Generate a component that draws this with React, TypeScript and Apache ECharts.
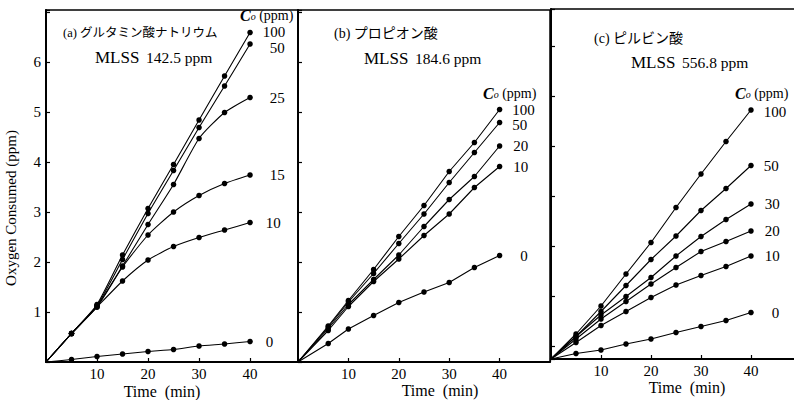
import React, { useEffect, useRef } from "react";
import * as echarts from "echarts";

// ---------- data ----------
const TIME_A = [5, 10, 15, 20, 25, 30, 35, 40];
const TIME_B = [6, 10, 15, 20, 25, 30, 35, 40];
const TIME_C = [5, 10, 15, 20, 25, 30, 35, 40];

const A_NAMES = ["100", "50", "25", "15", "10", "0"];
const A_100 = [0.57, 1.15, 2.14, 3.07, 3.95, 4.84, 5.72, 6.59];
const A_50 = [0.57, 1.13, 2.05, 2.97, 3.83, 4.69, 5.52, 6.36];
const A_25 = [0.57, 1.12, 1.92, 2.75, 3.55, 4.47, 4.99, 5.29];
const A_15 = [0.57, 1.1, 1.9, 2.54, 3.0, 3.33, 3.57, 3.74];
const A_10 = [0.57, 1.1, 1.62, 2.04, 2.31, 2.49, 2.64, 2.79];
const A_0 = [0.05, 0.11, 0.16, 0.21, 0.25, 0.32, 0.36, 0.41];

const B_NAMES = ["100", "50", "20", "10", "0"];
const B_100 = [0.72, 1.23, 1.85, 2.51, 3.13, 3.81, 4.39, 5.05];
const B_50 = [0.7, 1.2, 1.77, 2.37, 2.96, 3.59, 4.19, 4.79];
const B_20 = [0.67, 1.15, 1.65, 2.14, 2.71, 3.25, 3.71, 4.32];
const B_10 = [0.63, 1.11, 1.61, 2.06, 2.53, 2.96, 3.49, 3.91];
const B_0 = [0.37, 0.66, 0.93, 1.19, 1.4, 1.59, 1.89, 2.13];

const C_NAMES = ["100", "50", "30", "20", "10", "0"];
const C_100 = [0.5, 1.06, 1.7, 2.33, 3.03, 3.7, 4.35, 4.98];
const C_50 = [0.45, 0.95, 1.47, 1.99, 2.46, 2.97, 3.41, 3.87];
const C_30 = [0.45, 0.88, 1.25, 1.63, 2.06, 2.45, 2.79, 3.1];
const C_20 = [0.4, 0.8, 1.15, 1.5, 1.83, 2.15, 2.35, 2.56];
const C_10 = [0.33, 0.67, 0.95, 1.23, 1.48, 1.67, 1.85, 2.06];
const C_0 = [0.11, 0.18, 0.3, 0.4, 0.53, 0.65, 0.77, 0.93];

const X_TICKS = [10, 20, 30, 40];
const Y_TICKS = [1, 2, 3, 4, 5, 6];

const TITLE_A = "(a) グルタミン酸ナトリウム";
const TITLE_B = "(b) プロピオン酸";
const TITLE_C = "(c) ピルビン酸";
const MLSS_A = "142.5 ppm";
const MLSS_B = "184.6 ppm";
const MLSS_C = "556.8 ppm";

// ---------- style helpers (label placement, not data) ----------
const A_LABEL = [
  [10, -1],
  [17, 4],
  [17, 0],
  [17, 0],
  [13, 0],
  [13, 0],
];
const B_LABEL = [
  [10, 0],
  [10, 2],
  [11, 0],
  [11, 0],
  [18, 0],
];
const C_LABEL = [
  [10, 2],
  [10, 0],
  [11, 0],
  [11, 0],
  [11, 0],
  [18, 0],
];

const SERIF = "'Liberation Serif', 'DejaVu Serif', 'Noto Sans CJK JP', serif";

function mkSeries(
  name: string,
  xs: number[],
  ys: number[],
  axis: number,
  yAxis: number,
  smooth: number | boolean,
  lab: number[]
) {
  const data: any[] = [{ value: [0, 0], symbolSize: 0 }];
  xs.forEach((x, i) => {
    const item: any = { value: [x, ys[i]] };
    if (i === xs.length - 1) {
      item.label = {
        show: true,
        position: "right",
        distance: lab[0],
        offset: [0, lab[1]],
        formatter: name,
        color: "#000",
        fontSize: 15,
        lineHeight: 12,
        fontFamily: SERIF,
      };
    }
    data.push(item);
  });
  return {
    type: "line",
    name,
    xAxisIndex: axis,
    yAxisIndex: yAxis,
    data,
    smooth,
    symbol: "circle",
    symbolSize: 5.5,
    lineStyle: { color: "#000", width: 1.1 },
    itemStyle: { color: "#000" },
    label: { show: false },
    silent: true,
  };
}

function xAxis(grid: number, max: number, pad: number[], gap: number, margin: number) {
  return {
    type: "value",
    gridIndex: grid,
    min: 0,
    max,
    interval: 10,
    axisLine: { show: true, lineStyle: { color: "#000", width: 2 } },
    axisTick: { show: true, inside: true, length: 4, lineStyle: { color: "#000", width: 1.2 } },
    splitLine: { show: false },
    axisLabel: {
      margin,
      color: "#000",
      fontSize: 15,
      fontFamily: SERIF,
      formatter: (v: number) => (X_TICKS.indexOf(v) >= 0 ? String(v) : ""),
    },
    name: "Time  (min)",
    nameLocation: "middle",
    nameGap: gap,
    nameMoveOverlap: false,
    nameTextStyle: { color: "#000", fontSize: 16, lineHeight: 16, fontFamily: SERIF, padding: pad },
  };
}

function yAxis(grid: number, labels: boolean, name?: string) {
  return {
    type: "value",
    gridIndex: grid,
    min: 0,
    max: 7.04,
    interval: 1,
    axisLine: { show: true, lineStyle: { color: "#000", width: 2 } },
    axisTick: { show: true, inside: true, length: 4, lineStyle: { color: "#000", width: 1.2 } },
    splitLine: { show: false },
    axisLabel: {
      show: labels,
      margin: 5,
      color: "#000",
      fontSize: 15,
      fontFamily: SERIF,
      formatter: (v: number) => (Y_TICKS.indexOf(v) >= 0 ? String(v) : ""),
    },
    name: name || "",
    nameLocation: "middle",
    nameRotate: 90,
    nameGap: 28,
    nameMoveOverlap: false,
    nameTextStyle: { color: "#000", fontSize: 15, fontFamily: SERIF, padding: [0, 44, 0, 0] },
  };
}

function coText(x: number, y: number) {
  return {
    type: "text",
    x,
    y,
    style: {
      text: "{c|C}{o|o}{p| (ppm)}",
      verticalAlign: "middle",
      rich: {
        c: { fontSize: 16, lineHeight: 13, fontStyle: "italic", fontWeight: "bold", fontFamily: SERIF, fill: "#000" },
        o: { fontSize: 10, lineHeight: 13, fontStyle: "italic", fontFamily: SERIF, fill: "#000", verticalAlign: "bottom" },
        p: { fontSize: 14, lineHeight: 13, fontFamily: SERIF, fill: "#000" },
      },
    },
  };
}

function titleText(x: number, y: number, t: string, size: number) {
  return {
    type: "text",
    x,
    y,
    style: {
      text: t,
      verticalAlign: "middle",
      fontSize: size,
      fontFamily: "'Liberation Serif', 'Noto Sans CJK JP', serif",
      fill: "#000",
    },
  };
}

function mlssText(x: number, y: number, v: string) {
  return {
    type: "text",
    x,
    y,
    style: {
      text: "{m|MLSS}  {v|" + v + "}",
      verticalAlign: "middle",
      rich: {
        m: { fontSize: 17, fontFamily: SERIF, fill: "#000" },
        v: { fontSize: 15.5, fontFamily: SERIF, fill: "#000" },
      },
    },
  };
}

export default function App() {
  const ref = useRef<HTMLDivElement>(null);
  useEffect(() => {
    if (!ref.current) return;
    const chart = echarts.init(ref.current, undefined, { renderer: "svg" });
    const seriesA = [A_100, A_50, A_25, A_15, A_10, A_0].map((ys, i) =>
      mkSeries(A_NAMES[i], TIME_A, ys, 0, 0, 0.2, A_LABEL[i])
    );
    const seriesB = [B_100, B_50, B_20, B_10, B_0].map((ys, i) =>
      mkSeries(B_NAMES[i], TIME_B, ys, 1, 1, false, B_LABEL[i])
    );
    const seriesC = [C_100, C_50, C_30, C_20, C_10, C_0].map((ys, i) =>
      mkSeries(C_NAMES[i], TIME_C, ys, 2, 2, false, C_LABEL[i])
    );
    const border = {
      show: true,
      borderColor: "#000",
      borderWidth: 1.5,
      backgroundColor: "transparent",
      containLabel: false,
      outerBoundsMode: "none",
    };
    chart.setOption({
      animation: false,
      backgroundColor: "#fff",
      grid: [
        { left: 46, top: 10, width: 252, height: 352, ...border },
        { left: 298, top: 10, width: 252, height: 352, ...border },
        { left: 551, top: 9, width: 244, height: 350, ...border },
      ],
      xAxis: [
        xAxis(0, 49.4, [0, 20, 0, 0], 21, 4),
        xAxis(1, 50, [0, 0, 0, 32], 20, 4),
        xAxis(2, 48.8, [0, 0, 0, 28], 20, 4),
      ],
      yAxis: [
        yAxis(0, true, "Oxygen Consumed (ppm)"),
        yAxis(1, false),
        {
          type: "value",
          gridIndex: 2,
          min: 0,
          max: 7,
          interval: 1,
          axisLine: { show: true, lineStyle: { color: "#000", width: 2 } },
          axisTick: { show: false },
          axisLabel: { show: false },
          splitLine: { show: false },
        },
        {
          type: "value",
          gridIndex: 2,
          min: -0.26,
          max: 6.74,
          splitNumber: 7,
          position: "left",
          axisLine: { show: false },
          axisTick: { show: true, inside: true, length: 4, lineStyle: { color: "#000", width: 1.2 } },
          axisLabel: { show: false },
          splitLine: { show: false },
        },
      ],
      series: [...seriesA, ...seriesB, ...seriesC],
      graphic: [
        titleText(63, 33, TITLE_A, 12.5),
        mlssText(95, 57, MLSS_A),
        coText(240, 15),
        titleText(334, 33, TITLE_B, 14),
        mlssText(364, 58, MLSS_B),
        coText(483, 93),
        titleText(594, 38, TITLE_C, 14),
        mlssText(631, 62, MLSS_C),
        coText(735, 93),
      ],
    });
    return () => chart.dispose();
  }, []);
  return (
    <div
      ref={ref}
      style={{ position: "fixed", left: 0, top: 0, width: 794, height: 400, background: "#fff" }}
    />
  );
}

|---|

[Directive]: From the opening line of the listing above through the line bearing "const Y_TICKS = [1, 2, 3, 4, 5, 6];", repeat each line exactly. Drop every picture.

[Answer in full]:
Generate a component that draws this with React, TypeScript and Apache ECharts.
import React, { useEffect, useRef } from "react";
import * as echarts from "echarts";

// ---------- data ----------
const TIME_A = [5, 10, 15, 20, 25, 30, 35, 40];
const TIME_B = [6, 10, 15, 20, 25, 30, 35, 40];
const TIME_C = [5, 10, 15, 20, 25, 30, 35, 40];

const A_NAMES = ["100", "50", "25", "15", "10", "0"];
const A_100 = [0.57, 1.15, 2.14, 3.07, 3.95, 4.84, 5.72, 6.59];
const A_50 = [0.57, 1.13, 2.05, 2.97, 3.83, 4.69, 5.52, 6.36];
const A_25 = [0.57, 1.12, 1.92, 2.75, 3.55, 4.47, 4.99, 5.29];
const A_15 = [0.57, 1.1, 1.9, 2.54, 3.0, 3.33, 3.57, 3.74];
const A_10 = [0.57, 1.1, 1.62, 2.04, 2.31, 2.49, 2.64, 2.79];
const A_0 = [0.05, 0.11, 0.16, 0.21, 0.25, 0.32, 0.36, 0.41];

const B_NAMES = ["100", "50", "20", "10", "0"];
const B_100 = [0.72, 1.23, 1.85, 2.51, 3.13, 3.81, 4.39, 5.05];
const B_50 = [0.7, 1.2, 1.77, 2.37, 2.96, 3.59, 4.19, 4.79];
const B_20 = [0.67, 1.15, 1.65, 2.14, 2.71, 3.25, 3.71, 4.32];
const B_10 = [0.63, 1.11, 1.61, 2.06, 2.53, 2.96, 3.49, 3.91];
const B_0 = [0.37, 0.66, 0.93, 1.19, 1.4, 1.59, 1.89, 2.13];

const C_NAMES = ["100", "50", "30", "20", "10", "0"];
const C_100 = [0.5, 1.06, 1.7, 2.33, 3.03, 3.7, 4.35, 4.98];
const C_50 = [0.45, 0.95, 1.47, 1.99, 2.46, 2.97, 3.41, 3.87];
const C_30 = [0.45, 0.88, 1.25, 1.63, 2.06, 2.45, 2.79, 3.1];
const C_20 = [0.4, 0.8, 1.15, 1.5, 1.83, 2.15, 2.35, 2.56];
const C_10 = [0.33, 0.67, 0.95, 1.23, 1.48, 1.67, 1.85, 2.06];
const C_0 = [0.11, 0.18, 0.3, 0.4, 0.53, 0.65, 0.77, 0.93];

const X_TICKS = [10, 20, 30, 40];
const Y_TICKS = [1, 2, 3, 4, 5, 6];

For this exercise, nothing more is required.